- [Brief]:
Output every line of the material exactly, omitting images.

- [Source excerpt]:
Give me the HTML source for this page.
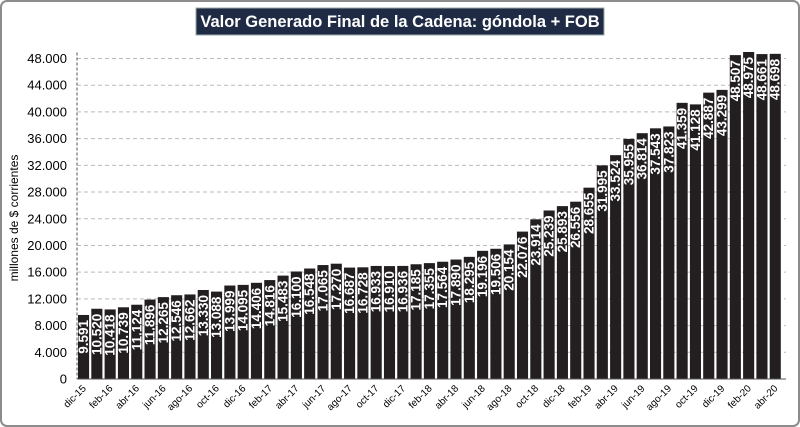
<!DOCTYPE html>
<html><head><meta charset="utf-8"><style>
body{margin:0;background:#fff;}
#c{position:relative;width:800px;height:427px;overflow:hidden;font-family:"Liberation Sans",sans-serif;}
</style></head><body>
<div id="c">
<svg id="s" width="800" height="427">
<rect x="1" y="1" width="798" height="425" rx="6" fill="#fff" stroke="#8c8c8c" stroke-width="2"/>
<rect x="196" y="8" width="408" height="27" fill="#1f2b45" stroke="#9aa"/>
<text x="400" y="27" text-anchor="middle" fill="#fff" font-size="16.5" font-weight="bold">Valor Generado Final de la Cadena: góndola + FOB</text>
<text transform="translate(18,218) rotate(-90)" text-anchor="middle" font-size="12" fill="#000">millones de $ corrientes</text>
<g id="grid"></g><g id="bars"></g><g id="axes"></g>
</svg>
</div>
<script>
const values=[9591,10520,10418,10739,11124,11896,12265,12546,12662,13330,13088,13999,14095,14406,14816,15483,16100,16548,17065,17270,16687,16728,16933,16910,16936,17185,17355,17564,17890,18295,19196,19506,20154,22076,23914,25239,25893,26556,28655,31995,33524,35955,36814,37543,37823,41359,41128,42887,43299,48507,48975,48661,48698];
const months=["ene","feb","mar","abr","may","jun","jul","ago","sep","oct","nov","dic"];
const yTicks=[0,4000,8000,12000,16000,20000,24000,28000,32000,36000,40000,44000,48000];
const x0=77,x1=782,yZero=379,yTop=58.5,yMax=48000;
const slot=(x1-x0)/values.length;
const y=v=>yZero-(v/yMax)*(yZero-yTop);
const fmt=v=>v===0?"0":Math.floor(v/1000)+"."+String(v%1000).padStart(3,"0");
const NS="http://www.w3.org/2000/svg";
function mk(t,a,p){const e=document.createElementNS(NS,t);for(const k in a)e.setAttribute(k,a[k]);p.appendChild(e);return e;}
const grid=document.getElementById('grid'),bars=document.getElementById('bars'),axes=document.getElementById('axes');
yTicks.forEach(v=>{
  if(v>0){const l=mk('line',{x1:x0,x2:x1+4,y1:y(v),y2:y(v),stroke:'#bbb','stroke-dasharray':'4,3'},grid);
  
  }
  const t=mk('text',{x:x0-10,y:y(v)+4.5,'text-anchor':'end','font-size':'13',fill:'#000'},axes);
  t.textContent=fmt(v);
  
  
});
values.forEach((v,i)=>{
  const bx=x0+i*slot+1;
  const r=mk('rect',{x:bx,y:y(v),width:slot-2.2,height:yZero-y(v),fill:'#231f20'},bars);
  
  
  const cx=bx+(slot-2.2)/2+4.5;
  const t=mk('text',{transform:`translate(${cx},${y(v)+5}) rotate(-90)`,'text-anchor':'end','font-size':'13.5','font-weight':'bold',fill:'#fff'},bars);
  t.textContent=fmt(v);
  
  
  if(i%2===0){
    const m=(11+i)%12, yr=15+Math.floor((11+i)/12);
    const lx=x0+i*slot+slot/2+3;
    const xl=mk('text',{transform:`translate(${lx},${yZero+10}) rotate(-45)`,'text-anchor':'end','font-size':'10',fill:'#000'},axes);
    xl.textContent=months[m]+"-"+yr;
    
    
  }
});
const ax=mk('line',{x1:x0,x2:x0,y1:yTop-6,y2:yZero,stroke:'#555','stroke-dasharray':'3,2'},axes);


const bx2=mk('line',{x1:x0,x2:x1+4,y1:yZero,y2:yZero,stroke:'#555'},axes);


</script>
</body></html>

- [Task answer]:
Give me the HTML source for this page.
<!DOCTYPE html>
<html><head><meta charset="utf-8"><style>
body{margin:0;background:#fff;}
#c{position:relative;width:800px;height:427px;overflow:hidden;font-family:"Liberation Sans",sans-serif;}
</style></head><body>
<div id="c">
<svg id="s" width="800" height="427">
<rect x="1" y="1" width="798" height="425" rx="6" fill="#fff" stroke="#8c8c8c" stroke-width="2"/>
<rect x="196" y="8" width="408" height="27" fill="#1f2b45" stroke="#9aa"/>
<text x="400" y="27" text-anchor="middle" fill="#fff" font-size="16.5" font-weight="bold">Valor Generado Final de la Cadena: góndola + FOB</text>
<text transform="translate(18,218) rotate(-90)" text-anchor="middle" font-size="12" fill="#000">millones de $ corrientes</text>
<g id="grid"></g><g id="bars"></g><g id="axes"></g>
</svg>
</div>
<script>
const values=[9591,10520,10418,10739,11124,11896,12265,12546,12662,13330,13088,13999,14095,14406,14816,15483,16100,16548,17065,17270,16687,16728,16933,16910,16936,17185,17355,17564,17890,18295,19196,19506,20154,22076,23914,25239,25893,26556,28655,31995,33524,35955,36814,37543,37823,41359,41128,42887,43299,48507,48975,48661,48698];
const months=["ene","feb","mar","abr","may","jun","jul","ago","sep","oct","nov","dic"];
const yTicks=[0,4000,8000,12000,16000,20000,24000,28000,32000,36000,40000,44000,48000];
const x0=77,x1=782,yZero=379,yTop=58.5,yMax=48000;
const slot=(x1-x0)/values.length;
const y=v=>yZero-(v/yMax)*(yZero-yTop);
const fmt=v=>v===0?"0":Math.floor(v/1000)+"."+String(v%1000).padStart(3,"0");
const NS="http://www.w3.org/2000/svg";
function mk(t,a,p){const e=document.createElementNS(NS,t);for(const k in a)e.setAttribute(k,a[k]);p.appendChild(e);return e;}
const grid=document.getElementById('grid'),bars=document.getElementById('bars'),axes=document.getElementById('axes');
yTicks.forEach(v=>{
  if(v>0){const l=mk('line',{x1:x0,x2:x1+4,y1:y(v),y2:y(v),stroke:'#bbb','stroke-dasharray':'4,3'},grid);
  
  }
  const t=mk('text',{x:x0-10,y:y(v)+4.5,'text-anchor':'end','font-size':'13',fill:'#000'},axes);
  t.textContent=fmt(v);
  
  
});
values.forEach((v,i)=>{
  const bx=x0+i*slot+1;
  const r=mk('rect',{x:bx,y:y(v),width:slot-2.2,height:yZero-y(v),fill:'#231f20'},bars);
  
  
  const cx=bx+(slot-2.2)/2+4.5;
  const t=mk('text',{transform:`translate(${cx},${y(v)+5}) rotate(-90)`,'text-anchor':'end','font-size':'13.5','font-weight':'bold',fill:'#fff'},bars);
  t.textContent=fmt(v);
  
  
  if(i%2===0){
    const m=(11+i)%12, yr=15+Math.floor((11+i)/12);
    const lx=x0+i*slot+slot/2+3;
    const xl=mk('text',{transform:`translate(${lx},${yZero+10}) rotate(-45)`,'text-anchor':'end','font-size':'10',fill:'#000'},axes);
    xl.textContent=months[m]+"-"+yr;
    
    
  }
});
const ax=mk('line',{x1:x0,x2:x0,y1:yTop-6,y2:yZero,stroke:'#555','stroke-dasharray':'3,2'},axes);


const bx2=mk('line',{x1:x0,x2:x1+4,y1:yZero,y2:yZero,stroke:'#555'},axes);


</script>
</body></html>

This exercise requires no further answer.